GIVEN PROBLEM | Only the lines holding the string "matplotlib" are needed. Copy each one.
*-*-*
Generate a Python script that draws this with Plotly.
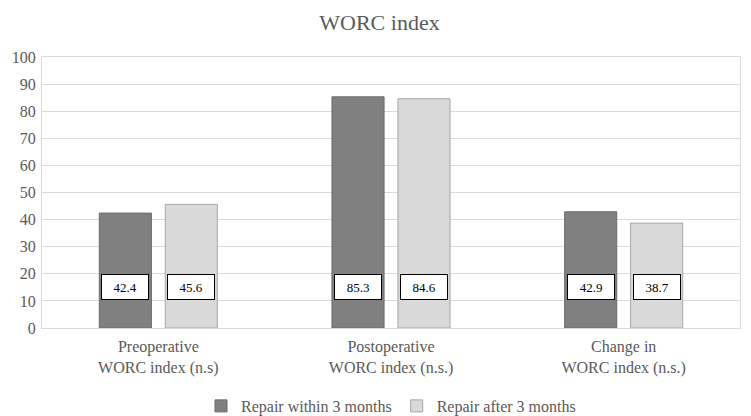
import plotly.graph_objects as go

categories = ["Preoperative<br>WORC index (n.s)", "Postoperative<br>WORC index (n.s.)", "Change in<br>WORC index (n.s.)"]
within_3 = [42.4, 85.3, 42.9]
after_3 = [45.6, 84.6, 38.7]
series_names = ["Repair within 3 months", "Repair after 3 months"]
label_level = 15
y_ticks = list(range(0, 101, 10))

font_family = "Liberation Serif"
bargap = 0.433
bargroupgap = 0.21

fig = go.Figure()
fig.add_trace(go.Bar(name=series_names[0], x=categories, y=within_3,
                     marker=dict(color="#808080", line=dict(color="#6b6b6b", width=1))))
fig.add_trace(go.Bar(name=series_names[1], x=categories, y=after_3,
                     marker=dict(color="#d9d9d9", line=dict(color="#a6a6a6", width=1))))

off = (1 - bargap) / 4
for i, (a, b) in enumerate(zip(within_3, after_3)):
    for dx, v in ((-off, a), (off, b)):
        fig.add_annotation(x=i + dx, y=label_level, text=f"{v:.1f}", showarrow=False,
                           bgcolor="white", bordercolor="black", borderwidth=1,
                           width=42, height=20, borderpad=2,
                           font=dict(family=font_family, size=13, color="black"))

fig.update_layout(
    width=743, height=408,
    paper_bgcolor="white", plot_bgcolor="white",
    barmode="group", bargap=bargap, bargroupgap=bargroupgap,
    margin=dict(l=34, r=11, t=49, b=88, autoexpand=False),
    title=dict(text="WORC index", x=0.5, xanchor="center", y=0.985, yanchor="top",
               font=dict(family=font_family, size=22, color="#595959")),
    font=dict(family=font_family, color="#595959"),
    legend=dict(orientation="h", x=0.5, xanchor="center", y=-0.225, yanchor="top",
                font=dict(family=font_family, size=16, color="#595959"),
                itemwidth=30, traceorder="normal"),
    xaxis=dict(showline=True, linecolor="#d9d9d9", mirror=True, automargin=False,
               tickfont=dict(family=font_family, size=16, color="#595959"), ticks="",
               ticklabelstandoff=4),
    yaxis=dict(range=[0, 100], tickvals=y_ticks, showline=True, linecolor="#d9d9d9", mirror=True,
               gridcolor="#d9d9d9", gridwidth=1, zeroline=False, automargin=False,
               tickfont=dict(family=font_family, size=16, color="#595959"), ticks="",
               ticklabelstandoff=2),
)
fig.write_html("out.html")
*-*-*
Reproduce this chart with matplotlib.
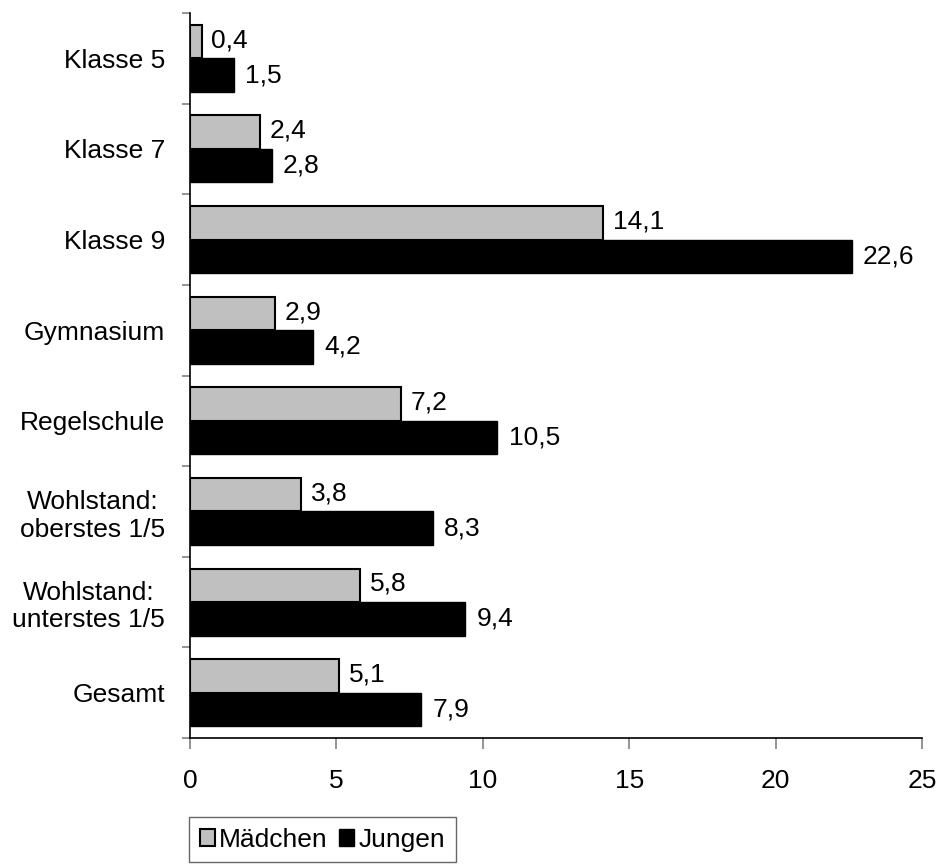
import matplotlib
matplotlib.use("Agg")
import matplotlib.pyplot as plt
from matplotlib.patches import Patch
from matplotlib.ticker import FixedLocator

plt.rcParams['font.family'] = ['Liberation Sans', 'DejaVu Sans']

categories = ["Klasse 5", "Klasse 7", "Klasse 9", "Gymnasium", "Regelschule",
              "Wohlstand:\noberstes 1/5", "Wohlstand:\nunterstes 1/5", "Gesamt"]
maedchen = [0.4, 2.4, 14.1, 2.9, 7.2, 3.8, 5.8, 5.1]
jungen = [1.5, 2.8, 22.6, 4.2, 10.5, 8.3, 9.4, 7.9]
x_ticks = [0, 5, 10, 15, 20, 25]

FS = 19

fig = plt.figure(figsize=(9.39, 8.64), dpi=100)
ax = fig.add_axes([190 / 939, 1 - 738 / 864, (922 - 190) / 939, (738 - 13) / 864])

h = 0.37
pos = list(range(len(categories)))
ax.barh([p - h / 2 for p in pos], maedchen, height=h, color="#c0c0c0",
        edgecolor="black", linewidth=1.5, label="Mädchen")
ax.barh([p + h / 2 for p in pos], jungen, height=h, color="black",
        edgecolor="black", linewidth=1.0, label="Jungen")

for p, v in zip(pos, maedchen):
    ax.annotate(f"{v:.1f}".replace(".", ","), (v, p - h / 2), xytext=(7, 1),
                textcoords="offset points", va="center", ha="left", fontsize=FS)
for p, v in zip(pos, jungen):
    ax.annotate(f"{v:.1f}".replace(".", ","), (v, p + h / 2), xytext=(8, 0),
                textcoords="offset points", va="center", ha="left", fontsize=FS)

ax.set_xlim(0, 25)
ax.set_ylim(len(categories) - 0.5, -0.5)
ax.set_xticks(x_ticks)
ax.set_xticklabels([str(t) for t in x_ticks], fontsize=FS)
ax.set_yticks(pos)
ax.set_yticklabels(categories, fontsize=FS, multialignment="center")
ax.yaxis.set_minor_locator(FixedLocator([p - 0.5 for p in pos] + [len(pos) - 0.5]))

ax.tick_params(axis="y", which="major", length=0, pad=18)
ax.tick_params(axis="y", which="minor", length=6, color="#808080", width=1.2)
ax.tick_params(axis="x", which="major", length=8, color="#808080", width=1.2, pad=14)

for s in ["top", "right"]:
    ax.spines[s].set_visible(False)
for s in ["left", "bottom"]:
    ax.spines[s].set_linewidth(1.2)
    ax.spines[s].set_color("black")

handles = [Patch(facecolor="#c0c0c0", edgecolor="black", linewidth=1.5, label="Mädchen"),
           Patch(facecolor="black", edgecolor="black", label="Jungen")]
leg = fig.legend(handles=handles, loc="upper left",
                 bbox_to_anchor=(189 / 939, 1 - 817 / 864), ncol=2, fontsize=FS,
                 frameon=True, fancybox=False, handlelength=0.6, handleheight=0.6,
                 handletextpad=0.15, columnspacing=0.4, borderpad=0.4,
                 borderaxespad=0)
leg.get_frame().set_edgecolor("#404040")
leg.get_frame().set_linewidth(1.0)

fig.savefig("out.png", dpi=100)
*-*-*
SOLUTION FOR THIS EXERCISE |
Reproduce this chart with matplotlib.
import matplotlib
matplotlib.use("Agg")
import matplotlib.pyplot as plt
from matplotlib.patches import Patch
from matplotlib.ticker import FixedLocator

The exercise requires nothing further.